Workshop 1: Download and Explore Ancient DNA Data
Introduction
Welcome to your first hands-on computational workshop as a new graduate student in an ancient genomics lab! This session is designed for students with little prior computational experience. You will use GitHub Classroom to access your workshop repository and learn essential skills by working with real ancient DNA data. Your main goal is to download a small ancient mitochondrial genome dataset from a public database and calculate basic statistics. Throughout, you will use Large Language Models (LLMs) to help translate biological questions into code, debug your scripts, and iterate until you reach a solution. This workshop follows the Problem → Prompt → Code → Debug → Result cycle.
Supporting Materials
Problem Statement
You have received raw sequencing data from the field team. Your PI wants to know: “What are the basic characteristics of this ancient mitochondrial genome?” Your job is to:
- Download a small ancient mitochondrial genome dataset from a public resource (e.g., Allen Ancient DNA Resource, NCBI)
- Calculate basic statistics (sequence length, GC content)
- Summarize your findings in a brief report
Technical Skills Introduced
- Using VS Code for code development
- Basic git and GitHub for version control
- Downloading data from public genomics databases
- Python scripting for sequence analysis
- Prompt engineering and iterative debugging with LLMs
Workshop Workflow
Workshop Structure
- Setup (with GitHub Classroom):
- Clone your workshop repository from GitHub Classroom.
- Set up your coding environment (VS Code) and explore the project structure.
- Data Acquisition:
- Use LLMs to help you write prompts for downloading a mitochondrial genome FASTA file from a public database (e.g., AADR or NCBI).
- Sequence Exploration:
- Prompt the LLM to generate Python code for parsing the FASTA file and calculating sequence length and GC content.
- Debug & Iterate:
- Run your code, use LLMs to help debug errors, and refine your prompts and scripts until you get correct results.
- Reporting:
- Summarize your findings in a short markdown report. All files should be tracked in git and pushed to GitHub.
At certain points, we will discuss several different ways of accomplishing the stated goals and the situations in when you would choose to use a specific approach vs. others. We will ask you to refine your approach using some of the best practices we discuss and introduce to you.
Sample Initial Prompt
I need to download a small ancient mitochondrial genome FASTA file from a public database (such as the Allen Ancient DNA Resource or NCBI). Please help me brainstorm ways I can accomplish this.
Guidelines
- Please work entirely on the SCC
- Develop your own methods you are comfortable with to accomplish the goals
Schedule
1st hour
Interactive Demo of SCC OnDemand and basic git / github setup (50 minutes)

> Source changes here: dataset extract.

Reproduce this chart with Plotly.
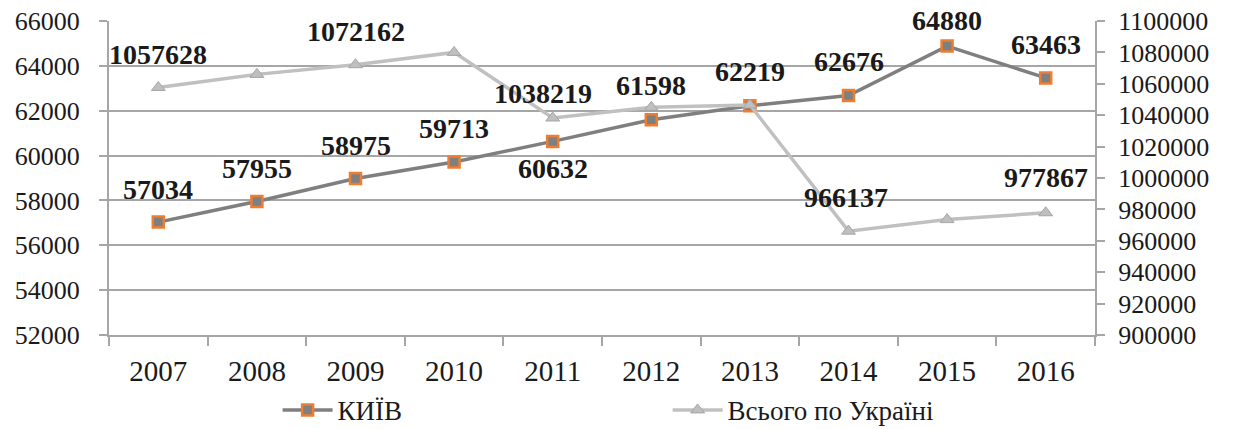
import plotly.graph_objects as go

years = ["2007", "2008", "2009", "2010", "2011", "2012", "2013", "2014", "2015", "2016"]
kyiv = [57034, 57955, 58975, 59713, 60632, 61598, 62219, 62676, 64880, 63463]
ukraine = [1057628, 1066000, 1072162, 1080000, 1038219, 1045000, 1046500, 966137, 973500, 977867]
ukraine_labels = ["1057628", "", "1072162", "", "1038219", "", "", "966137", "", "977867"]
kyiv_labels = [str(v) for v in kyiv]

# label offsets (styling)
kyiv_yshift = [33, 33, 33, 34, -27, 34, 34, 34, 26, 33]
ukr_yshift = [33, 0, 33, 0, 25, 0, 0, 34, 0, 35]
ukr_xshift = [0, 0, 0, 0, -10, 0, 0, -3, 0, 0]

FONT = "Liberation Serif"
GRID = "#a6a6a6"
TXT = "#1a1a1a"

fig = go.Figure()
fig.add_trace(go.Scatter(
    x=years, y=kyiv, name="КИЇВ", mode="lines+markers",
    line=dict(color="#7f7f7f", width=3.5),
    marker=dict(symbol="square", size=11, color="#7f7f7f",
                line=dict(color="#ed7d31", width=2.5)),
    yaxis="y",
))
fig.add_trace(go.Scatter(
    x=years, y=ukraine, name="Всього по Україні", mode="lines+markers",
    line=dict(color="#c0c0c0", width=3.5),
    marker=dict(symbol="triangle-up", size=12, color="#bfbfbf",
                line=dict(color="#a6a6a6", width=1)),
    yaxis="y2",
))

for i, (v, t, s) in enumerate(zip(kyiv, kyiv_labels, kyiv_yshift)):
    fig.add_annotation(x=i, y=v, xref="x", yref="y", text="<b>" + t + "</b>",
                       showarrow=False, yshift=s,
                       font=dict(family=FONT, size=28, color=TXT))
for i, (v, t, s, xs) in enumerate(zip(ukraine, ukraine_labels, ukr_yshift, ukr_xshift)):
    if t:
        fig.add_annotation(x=i, y=v, xref="x", yref="y2", text="<b>" + t + "</b>",
                           showarrow=False, yshift=s, xshift=xs,
                           font=dict(family=FONT, size=28, color=TXT))

fig.update_layout(
    width=1238, height=429,
    margin=dict(l=109, r=143, t=21, b=94, autoexpand=False),
    paper_bgcolor="white", plot_bgcolor="white",
    font=dict(family=FONT, size=26, color=TXT),
    showlegend=True,
    legend=dict(orientation="h", x=0.171, xanchor="left", y=-0.24, yanchor="middle",
                entrywidth=325, entrywidthmode="pixels",
                font=dict(family=FONT, size=27, color=TXT), itemwidth=50),
    xaxis=dict(type="category", range=[-0.5, 9.5], tickson="boundaries",
               ticks="outside", ticklen=9, tickcolor=GRID, tickwidth=2,
               showline=True, linecolor=GRID, linewidth=2, automargin=False,
               showgrid=False, ticklabelstandoff=9,
               tickfont=dict(family=FONT, size=29, color=TXT)),
    yaxis=dict(range=[52000, 66000], dtick=2000, tickformat="d", automargin=False,
               showgrid=True, gridcolor=GRID, gridwidth=2,
               showline=True, linecolor=GRID, linewidth=2,
               ticks="outside", ticklen=8, tickcolor=GRID, tickwidth=2,
               ticklabelstandoff=14, zeroline=False,
               tickfont=dict(family=FONT, size=26, color=TXT)),
    yaxis2=dict(range=[900000, 1100000], dtick=20000, tickformat="d", automargin=False,
                overlaying="y", side="right", showgrid=False,
                showline=True, linecolor=GRID, linewidth=2,
                ticks="outside", ticklen=8, tickcolor=GRID, tickwidth=2,
                ticklabelstandoff=8, zeroline=False,
                tickfont=dict(family=FONT, size=26, color=TXT)),
)

fig.write_html("out.html", config={"displayModeBar": False},
               post_script="document.body.style.margin='0';")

- Setup SSH keys (https://www.bu.edu/tech/support/research/system-usage/connect-scc/access-and-security/using-scc-with-github-2fa/#AUTH)
- Understand VsCode core features and install common plugins
- Basic SCC Structure (head node, compute nodes, interactive jobs)
- Home directory and project directory structures
Break (10 minutes)
2nd hour Objective 1 (20 minutes)
- Develop a method or series of steps that downloads a single genome and calculates the GC content
Discussion of approach (10 minutes)
- Demonstration of an approach for accomplishing the stated goals
- Discussion of the strengths and weaknesses of the approach and possible points of improvement
Modifications to your approach and discussion (30 mins)
3rd hour
New modifications to your approach (30 minutes)
Discussion of approach (30 minutes)
- Demonstration of an approach for accomplishing the stated goals
- Discussion of the strengths and weaknesses of the approach and possible points of improvement
Deliverables
By the end of this workshop, you will have created the following artifacts:
- Downloaded FASTA File
- A small ancient mitochondrial genome sequence file (FASTA format) obtained from a public database (e.g., AADR or NCBI).
- Example:
ancient_mtDNA.fasta
- Python Analysis Script
- A well-documented Python script that:
- Reads the downloaded FASTA file
- Computes sequence length and GC content
- Prints or saves the results in a readable format
- Example:
analyze_mtDNA.py
- A well-documented Python script that:
- Results Output
- A text or markdown file summarizing:
- The sequence length
- The GC content (as a percentage)
- Any additional notes or observations
- Example:
results.md
orresults.txt
- A text or markdown file summarizing:
- (Optional) Visualization
- A simple plot (e.g., pie chart or bar plot) of base composition or GC content, generated using Python (matplotlib or similar)
- Example:
gc_content_plot.png
- Brief Report
- A short markdown report (1–2 paragraphs) summarizing your approach, the results, and any challenges encountered. This should be clear enough to share with your PI or collaborators.
- Example:
summary_report.md
- Version-Controlled Repository
- All code files should be tracked in your git repository and pushed to GitHub Classroom as part of reproducible research best practices. This ensures your work is reproducible and easy to share with instructors and collaborators.